Meltdown takes weed-whacker to hedge funds

More contraction for hedge funds appears to be more or less permanent.

The Shrinking Hedge Fund Industry: From $2 Trillion to $1 Trillion By 2009?

Between 1990 and last year the industry’s assets under management grew almost 50-fold, to nearly $2 trillion. Now industry executives predict that assets could fall by 30-40%, as clients stampede for the exit. The number of funds, which climbed to over 7,000 as a generation of financiers headed for the gold-paved streets of Mayfair in London and Greenwich, Connecticut, could fall by half. Nov 20 Hedge Fund Research (via FinWeek): Hedge fund assets worldwide shrank by 9 percent to $1.56 trillion in October, the lowest level in two years, after investors withdrew cash and stock markets declined.

# Investors pulled $40 billion from hedge funds in October, according to Chicago-based Hedge Fund Research Inc., while market losses cut industry values by $115 billion.

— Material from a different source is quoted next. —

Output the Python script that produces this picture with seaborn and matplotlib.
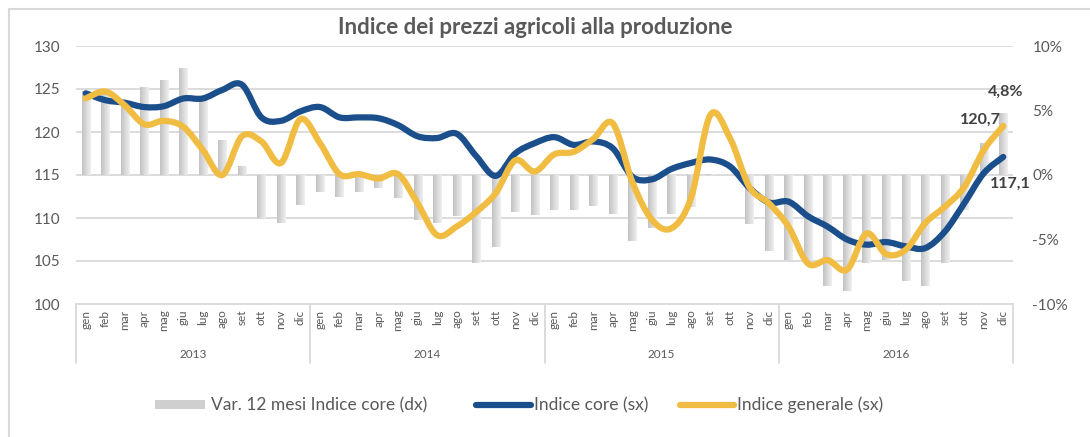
import numpy as np
import pandas as pd
import seaborn as sns
import matplotlib.pyplot as plt
from matplotlib.path import Path
from matplotlib.patches import PathPatch, Rectangle
from matplotlib.lines import Line2D

# data
months = ['gen', 'feb', 'mar', 'apr', 'mag', 'giu', 'lug', 'ago', 'set', 'ott', 'nov', 'dic']
years = ['2013', '2014', '2015', '2016']

var_core = [6.5, 6.4, 5.7, 6.8, 7.4, 8.3, 5.8, 2.7, 0.7, -3.3, -3.7, -2.3,
            -1.3, -1.7, -1.3, -1.0, -1.8, -3.5, -3.7, -3.2, -6.8, -5.6, -2.9, -3.1,
            -2.7, -2.7, -2.4, -3.0, -5.1, -4.1, -3.0, -2.5, 0.1, 0.0, -3.8, -5.9,
            -6.6, -6.6, -8.6, -9.0, -6.8, -6.6, -8.2, -8.6, -6.8, -2.7, 2.5, 4.8]

indice_core = [124.5, 123.7, 123.4, 122.9, 123.0, 123.9, 123.9, 124.9, 125.5, 121.7, 121.3, 122.4,
               122.9, 121.7, 121.7, 121.6, 120.8, 119.5, 119.3, 119.8, 117.2, 114.9, 117.5, 118.7,
               119.4, 118.5, 118.9, 118.1, 114.8, 114.5, 115.7, 116.4, 116.8, 116.0, 113.5, 111.8,
               111.9, 110.2, 109.0, 107.5, 106.9, 107.2, 106.7, 106.5, 108.4, 111.7, 115.2, 117.1]

indice_generale = [123.9, 124.7, 123.1, 120.9, 121.3, 120.6, 117.9, 115.0, 119.5, 118.9, 116.4, 121.5,
                   118.7, 115.1, 115.1, 114.6, 115.1, 111.7, 108.0, 109.0, 110.7, 112.9, 116.7, 115.4,
                   117.4, 117.7, 119.2, 121.0, 114.2, 109.8, 108.8, 112.3, 122.0, 119.3, 113.6, 111.7,
                   109.0, 104.7, 105.1, 104.0, 108.2, 105.8, 106.3, 109.4, 111.3, 113.6, 117.9, 120.7]

BLUE = '#1b4f8c'
YELLOW = '#f0bc42'
GRID = '#d9d9d9'
TXT = '#595959'

sns.set_theme(style='white')
plt.rcParams['font.family'] = ['Lato', 'DejaVu Sans']

keys = [f'{m} {y}' for y in years for m in months]
df = pd.DataFrame({'periodo': keys, 'var': var_core})

fig = plt.figure(figsize=(10.9, 4.37), dpi=100)
ax1 = fig.add_axes([76 / 1090, 1 - 304 / 437, 937 / 1090, 258 / 437])
ax2 = ax1.twinx()
ax3 = ax1.twinx()


def smooth_path(xs, ys):
    # Excel-like smoothed line: cubic bezier through every point
    pts = np.column_stack([xs, ys]).astype(float)
    ext = np.vstack([pts[0], pts, pts[-1]])
    verts = [pts[0]]
    codes = [Path.MOVETO]
    for i in range(len(pts) - 1):
        p0, p1, p2, p3 = ext[i], ext[i + 1], ext[i + 2], ext[i + 3]
        verts += [p1 + (p2 - p0) / 6, p2 - (p3 - p1) / 6, p2]
        codes += [Path.CURVE4] * 3
    return Path(verts, codes)


# bars (right axis) with grey gradient
sns.barplot(data=df, x='periodo', y='var', order=keys, ax=ax2, color='#d0d0d0', width=0.42,
            saturation=1)
grad = np.linspace(0, 1, 64).reshape(1, -1)
cmap = sns.blend_palette(['#c2c2c2', '#f0f0f0'], as_cmap=True)
for p in list(ax2.patches):
    x0, y0 = p.get_x(), p.get_y()
    w, h = p.get_width(), p.get_height()
    im = ax2.imshow(grad, extent=[x0, x0 + w, min(y0, y0 + h), max(y0, y0 + h)], aspect='auto',
                    cmap=cmap, zorder=2, interpolation='bilinear')
    im.set_clip_path(p)
    p.set_facecolor('none')
    p.set_edgecolor('none')

# lines (left scale)
xs = np.arange(len(keys))
ax3.add_patch(PathPatch(smooth_path(xs, indice_core), fill=False, edgecolor=BLUE, lw=4.5,
                        capstyle='round', joinstyle='round', zorder=3))
ax3.add_patch(PathPatch(smooth_path(xs, indice_generale), fill=False, edgecolor=YELLOW, lw=4.5,
                        capstyle='round', joinstyle='round', zorder=4))

for ax in (ax1, ax3):
    ax.set_ylim(100, 130)
ax2.set_ylim(-10, 10)
ax1.set_xlim(-0.5, len(keys) - 0.5)

# grid on bottom axis
ax1.set_yticks(range(100, 131, 5))
for v in range(105, 131, 5):
    ax1.axhline(v, color=GRID, lw=1.3, zorder=0)
ax1.tick_params(axis='y', length=0, pad=11, labelsize=11, labelcolor=TXT)

ax2.set_yticks([-10, -5, 0, 5, 10])
ax2.set_yticklabels(['-10%', '-5%', '0%', '5%', '10%'])
ax2.tick_params(axis='y', length=0, pad=14, labelsize=11, labelcolor=TXT)
ax2.set_ylabel('')
ax2.set_xlabel('')

ax3.set_yticks([])
ax3.tick_params(axis='y', length=0, labelright=False)

for ax in (ax1, ax2, ax3):
    for s in ax.spines.values():
        s.set_visible(False)
ax1.spines['bottom'].set_visible(True)
ax1.spines['bottom'].set_color(GRID)
ax1.spines['bottom'].set_linewidth(1.3)

ax1.set_xticks(xs)
ax1.set_xticklabels(months * len(years), rotation=90, fontsize=8.5, color=TXT)
ax1.tick_params(axis='x', length=0, pad=4)
ax1.set_xlabel('')

trans = ax1.get_xaxis_transform()
for k in range(len(years) + 1):
    ax1.add_line(Line2D([12 * k - 0.5] * 2, [0, -59 / 258], transform=trans, color=GRID, lw=1.3,
                        clip_on=False))
for k, y in enumerate(years):
    ax1.text(12 * k + 5.5, -51 / 258, y, transform=trans, ha='center', va='center', fontsize=8.5,
             color=TXT)

# value labels
lab = dict(fontsize=11.5, fontweight='bold', color='#404040', textcoords='offset points')
ax3.annotate('120,7', xy=(47, indice_generale[-1]), xytext=(-2, 4.5), ha='right', va='center', **lab)
ax3.annotate('117,1', xy=(47, indice_core[-1]), xytext=(5, -19.5), ha='center', va='center', **lab)
ax2.annotate('4,8%', xy=(47, var_core[-1]), xytext=(1.5, 15.5), ha='center', va='center', **lab)

fig.text(535 / 1090, 1 - 28 / 437, 'Indice dei prezzi agricoli alla produzione', ha='center',
         va='center', fontsize=16, fontweight='bold', color=TXT)

# outer chart frame
fig.add_artist(Line2D([9 / 1090, 9 / 1090], [0, 1 - 9 / 437], transform=fig.transFigure, color=GRID, lw=1.5))
fig.add_artist(Line2D([9 / 1090, 1], [1 - 9 / 437] * 2, transform=fig.transFigure, color=GRID, lw=1.5))

# legend
ly = 1 - 405 / 437
fig.add_artist(Rectangle((155 / 1090, ly - 4 / 437), 50 / 1090, 9 / 437, transform=fig.transFigure,
                         facecolor='#cfcfcf', edgecolor='none'))
fig.text(211 / 1090, ly, 'Var. 12 mesi Indice core (dx)', ha='left', va='center', fontsize=12.5, color=TXT)
fig.add_artist(Line2D([476 / 1090, 531 / 1090], [ly, ly], transform=fig.transFigure, color=BLUE, lw=4.5,
                      solid_capstyle='round'))
fig.text(534 / 1090, ly, 'Indice core (sx)', ha='left', va='center', fontsize=12.5, color=TXT)
fig.add_artist(Line2D([680 / 1090, 734 / 1090], [ly, ly], transform=fig.transFigure, color=YELLOW, lw=4.5,
                      solid_capstyle='round'))
fig.text(737 / 1090, ly, 'Indice generale (sx)', ha='left', va='center', fontsize=12.5, color=TXT)

fig.savefig('out.png', dpi=100)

Investors withdrew $22 billion from funds of funds, which pool money to invest in hedge funds.

# About 350 hedge funds shut down in the first half of 2008, up 16 percent from 303 a year earlier, according to data compiled by Chicago-based Hedge Fund Research Inc.

# Hedge funds fell by an average 6 percent last month, pushing the year-to-date decline through October to 16 percent (S&P decreased 17 percent last month, and 34 percent this year through October.)

# Levkovich (Citigroup): “‘It is possible hedge fund assets will drop 40%-50% from their peak by mid-09’ given 20%-like losses in existing funds this year, and another 20% of redemptions.

# On the positive side, the industry’s estimated 40% cash positions should accommodate a smooth deleveraging

# Also wouldn’t rule out a late-year hedge fund driven rally, as most likely will try to participate to limit annual losses beyond which, a humbler, smaller industry should evolve, with longer investment time horizons.